Zen has found himself with fewer and fewer allies in the Vatican. Savio Hon, a top Hong Kong priest with similar views to Zen against the China deal, used to be in Rome and had direct access to the Pope, but in 2017 was sent to Greece as the Vatican’s representative, despite the fact that he never served in the diplomatic service. Some considered it a punishment.
Cardinal Fernando Filoni, another top priest who worked many years in Hong Kong caring for the church in China, was also cautious of the China deal. But he too was another ally lost, gradually switching towards Parolin’s side.
Among the bishops that Beijing reportedly asked the Vatican to recognise, Bishop Joseph Liu Xinhong of Anhui and Bishop Paul Lei Shiyin of Sichuan were two who have children with their girlfriends. It was a violation to the law of celibacy that only unmarried men without children can be priests. Zen called it “ridiculous” that officials in the Vatican claim there isn’t hard evidence of that fact.
Zen recalled another case of a Chinese priest who did not observe the law of celibacy, but the Chinese wanted the bishop – who Zen did not name – to be recognised. He said the Vatican conducted an investigation, but the investigator simply reported back the priest’s denial. “They just want to cheat themselves,” Zen commented.
“With a really totalitarian regime, you have only your spiritual strength”
China’s situation is often compared to that in Vietnam – another deal brokered by Parolin. In Vietnam, the Holy See proposes a list of bishops to the Hanoi government, and Hanoi makes its choice, before the Pope appoints them.
But Zen said Vietnam has a strong base of Catholic followers, and the government cannot interfere in the church.
“I think that one thing that the Pope may have difficulty to understand is that, with a really totalitarian regime, you have only your spiritual strength,” Zen said.
Zen also said China’s case is very different from those of Hungary, Poland and the then-Czechoslovakia, where they have a long history of faith:
Even the collaborators of the government – they could not be that bad. Because they know that they will not be accepted by the people. To be accepted or to be tolerated by the people, they have to be decent [in] some way. But unfortunately, in China, among the bishops in the open church – there are too many collaborators of the government.

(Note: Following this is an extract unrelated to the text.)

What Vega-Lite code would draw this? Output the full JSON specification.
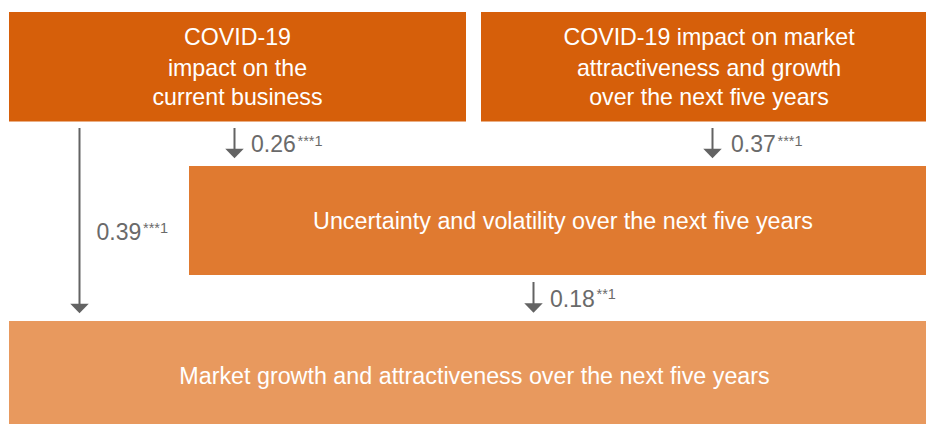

Zen said he fears a dela with China may disappoint Catholics in China – both those in “underground” churches and those in government-recognised ones — and lead to serious consequences:
I am very much afraid that some may have some irrational reaction, like a kind of rebellion against the Pope, that would be very unfortunate – I am against any kind of such rebellion. I think that fidelity to the Pope is our bottom line; even if we cannot understand what the Pope is doing, we must obey.
Zen said he believes that it is key for more people to speak up about China’s suppression of religious freedom and about the China deal:
Our voice is weak, their voice is strong, it will be good to raise concerns of more people.